- Task -
Find the lines containing the word "matplotlib" and copy every one of them.

- Given data -

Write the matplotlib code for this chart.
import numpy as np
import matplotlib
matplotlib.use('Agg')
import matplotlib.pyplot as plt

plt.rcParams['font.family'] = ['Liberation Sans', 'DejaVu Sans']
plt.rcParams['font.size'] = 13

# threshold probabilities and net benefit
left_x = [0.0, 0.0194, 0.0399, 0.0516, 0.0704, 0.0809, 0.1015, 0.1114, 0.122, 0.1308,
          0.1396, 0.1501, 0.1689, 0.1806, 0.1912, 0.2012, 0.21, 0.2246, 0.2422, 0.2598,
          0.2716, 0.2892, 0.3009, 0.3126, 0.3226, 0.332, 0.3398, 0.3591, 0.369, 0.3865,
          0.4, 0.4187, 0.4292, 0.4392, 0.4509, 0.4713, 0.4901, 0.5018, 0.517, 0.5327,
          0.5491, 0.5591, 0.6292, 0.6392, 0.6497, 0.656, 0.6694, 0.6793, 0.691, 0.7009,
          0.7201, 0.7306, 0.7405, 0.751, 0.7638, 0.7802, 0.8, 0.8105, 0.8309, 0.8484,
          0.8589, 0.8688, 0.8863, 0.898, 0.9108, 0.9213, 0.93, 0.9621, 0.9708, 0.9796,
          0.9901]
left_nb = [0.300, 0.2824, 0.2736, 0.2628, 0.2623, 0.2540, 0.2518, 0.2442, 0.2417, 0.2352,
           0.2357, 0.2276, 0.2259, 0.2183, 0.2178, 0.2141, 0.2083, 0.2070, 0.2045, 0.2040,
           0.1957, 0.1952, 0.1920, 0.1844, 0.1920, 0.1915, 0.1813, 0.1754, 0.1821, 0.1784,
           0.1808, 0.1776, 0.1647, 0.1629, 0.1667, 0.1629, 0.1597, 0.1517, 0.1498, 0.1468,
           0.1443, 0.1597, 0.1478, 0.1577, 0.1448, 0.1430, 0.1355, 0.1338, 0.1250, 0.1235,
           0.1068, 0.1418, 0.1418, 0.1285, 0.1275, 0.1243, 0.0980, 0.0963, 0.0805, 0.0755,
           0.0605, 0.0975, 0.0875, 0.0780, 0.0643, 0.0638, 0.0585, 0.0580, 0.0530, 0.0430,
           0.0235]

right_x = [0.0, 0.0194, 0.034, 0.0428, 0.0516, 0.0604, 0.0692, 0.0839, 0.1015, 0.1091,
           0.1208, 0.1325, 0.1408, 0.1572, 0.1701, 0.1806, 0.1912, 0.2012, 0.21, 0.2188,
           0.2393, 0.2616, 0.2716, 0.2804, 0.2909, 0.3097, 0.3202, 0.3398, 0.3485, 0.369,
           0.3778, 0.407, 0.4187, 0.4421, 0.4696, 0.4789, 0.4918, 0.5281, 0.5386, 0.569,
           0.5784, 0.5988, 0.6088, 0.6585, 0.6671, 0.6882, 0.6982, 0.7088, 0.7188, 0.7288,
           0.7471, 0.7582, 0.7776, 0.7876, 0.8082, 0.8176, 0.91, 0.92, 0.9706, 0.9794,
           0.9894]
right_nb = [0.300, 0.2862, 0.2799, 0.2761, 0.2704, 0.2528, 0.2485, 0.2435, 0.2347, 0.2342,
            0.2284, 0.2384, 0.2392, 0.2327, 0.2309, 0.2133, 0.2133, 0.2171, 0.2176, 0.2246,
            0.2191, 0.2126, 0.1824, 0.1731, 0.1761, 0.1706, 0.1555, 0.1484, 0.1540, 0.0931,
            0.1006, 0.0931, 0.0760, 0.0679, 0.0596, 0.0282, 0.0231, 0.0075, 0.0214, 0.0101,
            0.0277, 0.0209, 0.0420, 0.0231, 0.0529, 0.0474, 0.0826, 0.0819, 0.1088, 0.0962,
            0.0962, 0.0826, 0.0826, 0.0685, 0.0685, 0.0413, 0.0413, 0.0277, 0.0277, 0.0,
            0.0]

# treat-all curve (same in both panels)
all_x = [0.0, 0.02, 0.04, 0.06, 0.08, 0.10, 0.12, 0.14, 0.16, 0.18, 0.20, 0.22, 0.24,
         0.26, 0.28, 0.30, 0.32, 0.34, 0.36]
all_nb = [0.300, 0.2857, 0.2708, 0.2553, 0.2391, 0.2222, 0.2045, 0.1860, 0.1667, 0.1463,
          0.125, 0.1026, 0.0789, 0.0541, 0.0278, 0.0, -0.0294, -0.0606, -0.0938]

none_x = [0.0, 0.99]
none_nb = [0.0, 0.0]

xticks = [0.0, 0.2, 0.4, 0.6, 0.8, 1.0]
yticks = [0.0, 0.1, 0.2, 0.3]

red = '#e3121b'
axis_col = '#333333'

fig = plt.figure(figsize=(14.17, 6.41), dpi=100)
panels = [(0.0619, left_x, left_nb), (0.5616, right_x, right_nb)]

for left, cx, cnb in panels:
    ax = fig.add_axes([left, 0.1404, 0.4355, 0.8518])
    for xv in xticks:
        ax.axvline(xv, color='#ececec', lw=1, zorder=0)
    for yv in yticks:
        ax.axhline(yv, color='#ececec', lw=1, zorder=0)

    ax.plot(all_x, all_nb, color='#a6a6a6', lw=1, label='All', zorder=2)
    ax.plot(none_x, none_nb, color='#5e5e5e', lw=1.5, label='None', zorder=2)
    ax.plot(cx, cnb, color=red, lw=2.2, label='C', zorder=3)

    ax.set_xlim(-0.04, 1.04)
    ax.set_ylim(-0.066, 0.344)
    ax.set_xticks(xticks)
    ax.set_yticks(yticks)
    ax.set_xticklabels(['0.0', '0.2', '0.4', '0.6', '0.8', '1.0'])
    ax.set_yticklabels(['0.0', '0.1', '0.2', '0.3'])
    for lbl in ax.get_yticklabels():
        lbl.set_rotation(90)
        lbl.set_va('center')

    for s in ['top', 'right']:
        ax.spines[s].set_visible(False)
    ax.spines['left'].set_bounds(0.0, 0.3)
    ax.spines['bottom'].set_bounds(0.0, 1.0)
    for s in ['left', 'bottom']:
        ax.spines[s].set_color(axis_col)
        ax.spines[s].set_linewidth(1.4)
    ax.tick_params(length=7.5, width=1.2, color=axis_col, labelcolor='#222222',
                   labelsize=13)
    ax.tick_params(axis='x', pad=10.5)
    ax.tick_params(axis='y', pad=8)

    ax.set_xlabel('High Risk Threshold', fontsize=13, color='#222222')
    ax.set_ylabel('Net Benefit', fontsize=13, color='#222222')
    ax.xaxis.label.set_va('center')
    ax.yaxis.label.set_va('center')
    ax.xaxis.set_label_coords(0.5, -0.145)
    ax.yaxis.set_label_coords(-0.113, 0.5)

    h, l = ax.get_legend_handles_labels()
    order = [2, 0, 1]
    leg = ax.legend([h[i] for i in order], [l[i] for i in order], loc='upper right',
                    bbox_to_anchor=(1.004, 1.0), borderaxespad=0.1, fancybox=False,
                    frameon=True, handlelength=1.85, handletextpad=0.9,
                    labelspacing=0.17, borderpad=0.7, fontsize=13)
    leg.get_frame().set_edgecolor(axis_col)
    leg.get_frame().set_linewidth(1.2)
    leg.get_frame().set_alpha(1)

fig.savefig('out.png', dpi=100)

- The reply -
Write the matplotlib code for this chart.
import matplotlib
matplotlib.use('Agg')
import matplotlib.pyplot as plt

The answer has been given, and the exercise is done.